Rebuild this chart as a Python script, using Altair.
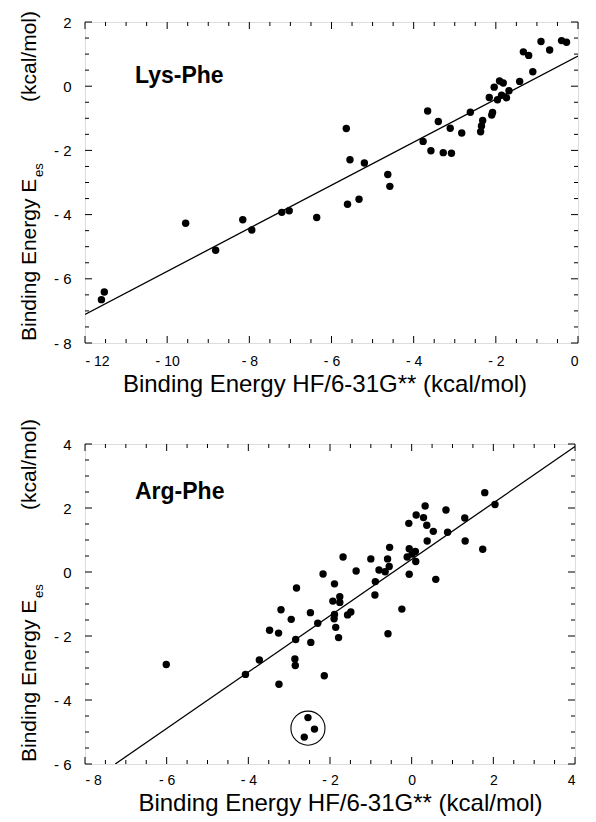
import altair as alt
import pandas as pd

FONT = "Liberation Sans"

# ---- Lys-Phe panel data ----
lys_x = [-11.60, -11.53, -9.55, -8.82, -8.16, -7.94, -7.21, -7.03, -6.36, -5.61,
         -5.33, -4.58, -4.63, -5.64, -5.55, -5.20, -3.77, -3.66, -3.58, -3.40,
         -3.28, -3.08, -3.11, -2.83, -2.62, -2.37, -2.35, -2.32, -2.16, -2.10,
         -2.08, -2.04, -1.96, -1.91, -1.82, -1.86, -1.74, -1.68, -1.42, -1.33,
         -1.20, -1.10, -0.90, -0.69, -0.40, -0.28]
lys_y = [-6.65, -6.41, -4.27, -5.11, -4.16, -4.48, -3.93, -3.88, -4.09, -3.68,
         -3.52, -3.12, -2.75, -1.32, -2.29, -2.39, -1.72, -0.77, -2.01, -1.10,
         -2.07, -2.09, -1.31, -1.46, -0.81, -1.42, -1.24, -1.07, -0.35, -0.90,
         -0.82, -0.03, -0.42, 0.16, 0.10, -0.28, -0.36, -0.14, 0.15, 1.07,
         0.96, 0.45, 1.39, 1.13, 1.42, 1.37]
lys_fit_x = [-12.0, 0.0]
lys_fit_y = [-7.11, 0.94]

# ---- Arg-Phe panel data ----
arg_x = [1.79, 2.04, 0.33, 0.84, 0.11, 0.29, -0.07, 0.37, 0.53, 0.88,
         1.30, 1.31, 0.38, 1.74, -0.54, -0.06, 0.09, 0.01, -0.11, 0.10,
         -1.00, -0.59, -1.68, -1.36, -0.80, -0.55, -0.65, -0.06, -2.17, -1.89,
         -0.89, 0.59, -2.82, -0.90, -1.76, -1.93, -1.76, -3.20, -2.48, -1.49,
         -1.57, -1.89, -1.90, -2.95, -2.30, -0.24, -1.86, -3.48, -3.26, -0.58,
         -1.79, -2.84, -2.47, -3.73, -2.86, -2.85, -6.01, -4.07, -2.14, -3.25,
         -2.54, -2.38, -2.63]
arg_y = [2.48, 2.11, 2.06, 1.94, 1.78, 1.70, 1.52, 1.46, 1.27, 1.24,
         1.69, 0.97, 0.97, 0.71, 0.77, 0.73, 0.64, 0.56, 0.47, 0.33,
         0.41, 0.41, 0.47, 0.03, 0.06, 0.17, 0.01, -0.07, -0.06, -0.37,
         -0.30, -0.23, -0.50, -0.72, -0.77, -0.91, -0.95, -1.18, -1.27, -1.25,
         -1.34, -1.33, -1.46, -1.48, -1.60, -1.16, -1.73, -1.82, -1.91, -1.93,
         -2.05, -2.11, -2.20, -2.75, -2.72, -2.92, -2.89, -3.20, -3.24, -3.51,
         -4.55, -4.91, -5.16]
arg_fit_x = [-7.26, 4.0]
arg_fit_y = [-6.0, 3.92]
arg_circle_x = [-2.54]
arg_circle_y = [-4.88]

# axis ranges / ticks
lys_xdom = [-12, 0]
lys_ydom = [-8, 2]
arg_xdom = [-8, 4]
arg_ydom = [-6, 4]

LABEL_EXPR = "datum.value < 0 ? '- ' + format(-datum.value, 'd') : format(datum.value, 'd')"
XTITLE = "Binding Energy HF/6-31G**  (kcal/mol)"


def steps(lo, hi, step):
    n = int(round((hi - lo) / step))
    return [lo + i * step for i in range(n + 1)]


def panel(px, py, fx, fy, xdom, ydom, name, W, H, title_dx, name_y, kcal_y,
          lab_pad, circle=None):
    xs = alt.Scale(domain=xdom, nice=False, zero=False)
    ys = alt.Scale(domain=ydom, nice=False, zero=False)
    majors_x = steps(xdom[0], xdom[1], 2)
    majors_y = steps(ydom[0], ydom[1], 2)
    minors_x = [v for v in steps(xdom[0], xdom[1], 0.5) if abs(v - round(v / 2) * 2) > 1e-6]
    minors_y = [v for v in steps(ydom[0], ydom[1], 0.5) if abs(v - round(v / 2) * 2) > 1e-6]

    xaxis = alt.Axis(values=majors_x, labelExpr=LABEL_EXPR, ticks=False, domain=False,
                     grid=False, labelFontSize=14, labelPadding=lab_pad, labelFont=FONT,
                     labelColor="black", title=XTITLE, titleFont=FONT,
                     titleFontSize=24, titleFontWeight="normal", titleColor="black",
                     titlePadding=4, titleX=W / 2 + title_dx)
    yaxis = alt.Axis(values=majors_y, labelExpr=LABEL_EXPR, ticks=False, domain=False,
                     grid=False, labelFontSize=15, labelPadding=14, labelFont=FONT,
                     labelColor="black", title=None)

    def X(f):
        return alt.X(f, scale=xs, axis=xaxis, title=XTITLE)

    def Y(f):
        return alt.Y(f, scale=ys, axis=yaxis, title=None)

    pts = pd.DataFrame({"x": px, "y": py})
    base = alt.Chart(pts).mark_circle(size=55, color="black", opacity=1).encode(
        x=X("x:Q"), y=Y("y:Q"))
    fit = alt.Chart(pd.DataFrame({"x": fx, "y": fy})).mark_line(
        color="black", strokeWidth=1.3, clip=True).encode(x=X("x:Q"), y=Y("y:Q"))

    layers = [base, fit]

    def xt(vals, L):
        d = pd.DataFrame({"v": vals})
        b = alt.Chart(d).mark_rule(color="black", strokeWidth=1)
        return [
            b.encode(x=X("v:Q"), y=alt.value(H), y2=alt.value(H - L)),
            b.encode(x=X("v:Q"), y=alt.value(0), y2=alt.value(L)),
        ]

    def yt(vals, L):
        d = pd.DataFrame({"v": vals})
        b = alt.Chart(d).mark_rule(color="black", strokeWidth=1)
        return [
            b.encode(y=Y("v:Q"), x=alt.value(0), x2=alt.value(L)),
            b.encode(y=Y("v:Q"), x=alt.value(W), x2=alt.value(W - L)),
        ]

    layers += xt(majors_x, 7) + xt(minors_x, 4) + yt(majors_y, 7) + yt(minors_y, 4)

    if circle is not None:
        layers.append(alt.Chart(pd.DataFrame({"x": circle[0], "y": circle[1]})).mark_point(
            shape="circle", size=1160, color="black", filled=False, strokeWidth=1.1, opacity=1).encode(
            x=X("x:Q"), y=Y("y:Q")))

    layers.append(alt.Chart(pd.DataFrame({"t": [name]})).mark_text(
        font=FONT, fontSize=23, fontWeight="bold", align="left", baseline="alphabetic",
        color="black").encode(text="t:N", x=alt.value(50), y=alt.value(name_y)))

    # y-axis title pieces
    layers.append(alt.Chart(pd.DataFrame({"t": ["Binding Energy E"]})).mark_text(
        font=FONT, fontSize=21, angle=270, align="left", baseline="middle", color="black").encode(
        text="t:N", x=alt.value(-55), y=alt.value(H - 2)))
    layers.append(alt.Chart(pd.DataFrame({"t": ["es"]})).mark_text(
        font=FONT, fontSize=13, angle=270, align="left", baseline="middle", color="black").encode(
        text="t:N", x=alt.value(-46), y=alt.value(H - 2 - 164)))
    layers.append(alt.Chart(pd.DataFrame({"t": ["(kcal/mol)"]})).mark_text(
        font=FONT, fontSize=21, angle=270, align="left", baseline="middle", color="black").encode(
        text="t:N", x=alt.value(-55), y=alt.value(kcal_y)))

    return alt.layer(*layers).properties(width=W, height=H)


top = panel(lys_x, lys_y, lys_fit_x, lys_fit_y, lys_xdom, lys_ydom, "Lys-Phe", 493, 321,
            -7, 61, 80, 11)
bottom = panel(arg_x, arg_y, arg_fit_x, arg_fit_y, arg_xdom, arg_ydom, "Arg-Phe", 490, 320,
               10, 55, 66, 9, circle=(arg_circle_x, arg_circle_y))

chart = alt.vconcat(top, bottom, spacing=101, bounds="flush").properties(
    padding={"left": 10, "top": 2, "right": 5, "bottom": 0}
).configure_view(stroke="black", strokeWidth=1.3).configure(background="white")

chart.save("out.html", embed_options={"renderer": "svg", "actions": False})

● ● ● ● ● ● ●

▶ [Given instruction]: Write out exactly the lines between the start of the data and the line with "lys_fit_y = [-7.11, 0.94]", including both, but none of the pictures.

▶ [Task output]:
Rebuild this chart as a Python script, using Altair.
import altair as alt
import pandas as pd

FONT = "Liberation Sans"

# ---- Lys-Phe panel data ----
lys_x = [-11.60, -11.53, -9.55, -8.82, -8.16, -7.94, -7.21, -7.03, -6.36, -5.61,
         -5.33, -4.58, -4.63, -5.64, -5.55, -5.20, -3.77, -3.66, -3.58, -3.40,
         -3.28, -3.08, -3.11, -2.83, -2.62, -2.37, -2.35, -2.32, -2.16, -2.10,
         -2.08, -2.04, -1.96, -1.91, -1.82, -1.86, -1.74, -1.68, -1.42, -1.33,
         -1.20, -1.10, -0.90, -0.69, -0.40, -0.28]
lys_y = [-6.65, -6.41, -4.27, -5.11, -4.16, -4.48, -3.93, -3.88, -4.09, -3.68,
         -3.52, -3.12, -2.75, -1.32, -2.29, -2.39, -1.72, -0.77, -2.01, -1.10,
         -2.07, -2.09, -1.31, -1.46, -0.81, -1.42, -1.24, -1.07, -0.35, -0.90,
         -0.82, -0.03, -0.42, 0.16, 0.10, -0.28, -0.36, -0.14, 0.15, 1.07,
         0.96, 0.45, 1.39, 1.13, 1.42, 1.37]
lys_fit_x = [-12.0, 0.0]
lys_fit_y = [-7.11, 0.94]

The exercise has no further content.